以銅基金屬有機骨架於分散式固相萃取結合高效液相層析串聯質譜儀分析胺基酸之研究

Abstract

胺基酸廣泛參與生物體內之蛋白質合成、能量代謝及訊息傳遞等生命活動，並在醫學診斷、營養評估、食品品質控管及環境監測中扮演關鍵角色。然而，複雜樣品基質中含有的干擾物質常導致胺基酸分析面臨高背景雜訊、離子抑制及偵測靈敏度不足等問題。為克服上述挑戰，本研究合成一種陰離子銅基金屬有機骨架材料 (Cu-PyC NH4+ MOF)，其負電荷骨架源自雙去質子化之吡唑-4-羧酸酯配體，並由 NH4+陽離子平衡，應用於分散式固相萃取 (dSPE) 以陽離子交換機制選擇性吸附胺基酸，其中胺基酸的質子化銨基團 (-NH3+) 取代 NH4+ 離子。此 MOF 具備高比表面積、規則微孔結構與含氮/含氧官能基團，可與胺基酸形成氫鍵與靜電作用，提供良好的萃取選擇性與效率。實驗中進行萃取與洗脫條件之系統性優化，達成多數分析物回收率超過 80% 並具可接受的重現性，並將所得萃取液以高效液相層析串聯質譜儀 (HPLC-MS/MS) 進行分析，搭配醯胺管柱進行非衍生化分離。應用於即溶咖啡樣品，該方法展現足夠的靈敏度以偵測複雜基質中的微量胺基酸。本研究所建立之陰離子 Cu-MOF/dSPE 結合 LC-MS/MS 方法，提供一選擇性高、快速且環保的胺基酸分析平台，具應用於食品、醫療與環境等領域的實用潛力。

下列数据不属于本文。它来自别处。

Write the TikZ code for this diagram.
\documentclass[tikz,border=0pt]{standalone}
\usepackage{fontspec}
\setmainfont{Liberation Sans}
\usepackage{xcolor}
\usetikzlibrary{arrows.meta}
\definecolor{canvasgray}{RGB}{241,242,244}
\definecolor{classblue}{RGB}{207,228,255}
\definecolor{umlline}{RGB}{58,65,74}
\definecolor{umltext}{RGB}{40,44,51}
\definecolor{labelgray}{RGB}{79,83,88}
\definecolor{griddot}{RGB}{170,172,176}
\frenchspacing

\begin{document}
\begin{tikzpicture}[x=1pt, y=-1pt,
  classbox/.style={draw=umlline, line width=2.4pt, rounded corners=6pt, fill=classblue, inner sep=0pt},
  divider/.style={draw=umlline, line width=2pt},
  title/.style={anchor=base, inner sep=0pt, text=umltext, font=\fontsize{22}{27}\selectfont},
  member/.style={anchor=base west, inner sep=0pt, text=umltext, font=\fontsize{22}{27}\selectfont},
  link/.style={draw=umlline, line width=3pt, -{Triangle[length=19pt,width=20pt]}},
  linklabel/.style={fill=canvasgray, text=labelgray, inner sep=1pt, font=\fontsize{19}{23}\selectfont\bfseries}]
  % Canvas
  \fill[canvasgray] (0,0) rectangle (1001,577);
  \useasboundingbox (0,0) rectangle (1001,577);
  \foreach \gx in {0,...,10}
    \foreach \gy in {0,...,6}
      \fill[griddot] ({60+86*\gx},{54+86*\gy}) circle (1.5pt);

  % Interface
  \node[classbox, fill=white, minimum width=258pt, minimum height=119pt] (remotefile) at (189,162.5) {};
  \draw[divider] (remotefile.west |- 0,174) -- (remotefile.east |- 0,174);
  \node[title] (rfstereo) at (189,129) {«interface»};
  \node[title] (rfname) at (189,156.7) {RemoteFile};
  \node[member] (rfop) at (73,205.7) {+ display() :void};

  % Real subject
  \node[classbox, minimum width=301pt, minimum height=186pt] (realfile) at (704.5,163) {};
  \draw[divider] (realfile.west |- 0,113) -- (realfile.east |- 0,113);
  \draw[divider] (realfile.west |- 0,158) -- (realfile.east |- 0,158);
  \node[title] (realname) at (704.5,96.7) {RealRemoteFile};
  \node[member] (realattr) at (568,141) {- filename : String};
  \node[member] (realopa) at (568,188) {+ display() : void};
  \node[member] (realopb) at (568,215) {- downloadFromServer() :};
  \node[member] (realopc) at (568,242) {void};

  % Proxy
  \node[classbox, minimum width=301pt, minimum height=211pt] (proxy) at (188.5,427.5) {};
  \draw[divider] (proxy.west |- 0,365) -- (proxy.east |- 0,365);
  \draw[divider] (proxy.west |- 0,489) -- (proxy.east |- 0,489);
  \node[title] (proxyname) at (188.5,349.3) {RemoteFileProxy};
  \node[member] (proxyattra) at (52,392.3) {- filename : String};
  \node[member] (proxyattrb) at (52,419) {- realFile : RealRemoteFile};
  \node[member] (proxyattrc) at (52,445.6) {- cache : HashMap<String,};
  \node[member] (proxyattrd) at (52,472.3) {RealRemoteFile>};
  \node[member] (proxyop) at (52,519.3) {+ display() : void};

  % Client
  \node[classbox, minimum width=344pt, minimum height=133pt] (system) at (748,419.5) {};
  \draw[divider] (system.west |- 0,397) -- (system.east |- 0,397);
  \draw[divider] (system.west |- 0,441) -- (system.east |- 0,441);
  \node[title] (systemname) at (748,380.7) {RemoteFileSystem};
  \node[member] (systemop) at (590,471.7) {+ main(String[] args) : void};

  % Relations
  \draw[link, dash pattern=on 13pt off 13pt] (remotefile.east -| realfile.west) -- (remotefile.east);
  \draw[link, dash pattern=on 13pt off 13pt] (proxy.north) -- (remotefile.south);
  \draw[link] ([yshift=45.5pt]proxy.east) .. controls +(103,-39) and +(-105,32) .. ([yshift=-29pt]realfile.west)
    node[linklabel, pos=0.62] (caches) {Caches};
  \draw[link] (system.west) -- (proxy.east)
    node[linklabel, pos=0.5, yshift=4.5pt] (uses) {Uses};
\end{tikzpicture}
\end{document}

Amino acids play essential roles in protein biosynthesis, energy metabolism, and cellular signaling, making their accurate quantification critical in clinical, nutritional, food, and environmental analyses. However, complex sample matrices often contain interfering substances that hinder detection by causing ion suppression and elevated background noise. To overcome these challenges, this study synthesized an anionic copper-based metal-organic framework (Cu-PyC NH₄⁺ MOF), characterized by a negatively charged framework derived from doubly deprotonated pyrazole-4-carboxylate ligands and balanced by NH4+ counterions, and applied it as a dispersive solid-phase extraction (dSPE) adsorbent for the selective enrichment of amino acids via a cation-exchange mechanism, where protonated ammonium groups of zwitterionic amino acids displace NH4+ ions.The synthesized MOF exhibits high surface area, microporosity, and functionalized surfaces capable of forming hydrogen bonding and electrostatic interactions with zwitterionic amino acids. Extraction and elution conditions were systematically optimized, resulting in recoveries exceeding 80% for most analytes and acceptable reproducibility. The extracted analytes were subsequently analyzed using high-performance liquid chromatography-tandem mass spectrometry (HPLC-MS/MS) with an amide column, enabling derivatization-free separation and quantification of 15 amino acids. Applied to instant coffee samples, the method demonstrated sufficient sensitivity for trace-level detection in complex matrices.This anionic MOF-based dSPE method coupled with LC-MS/MS provides a selective, rapid, and environmentally friendly platform for amino acid analysis, with practical applicability in food, clinical, and environmental fields.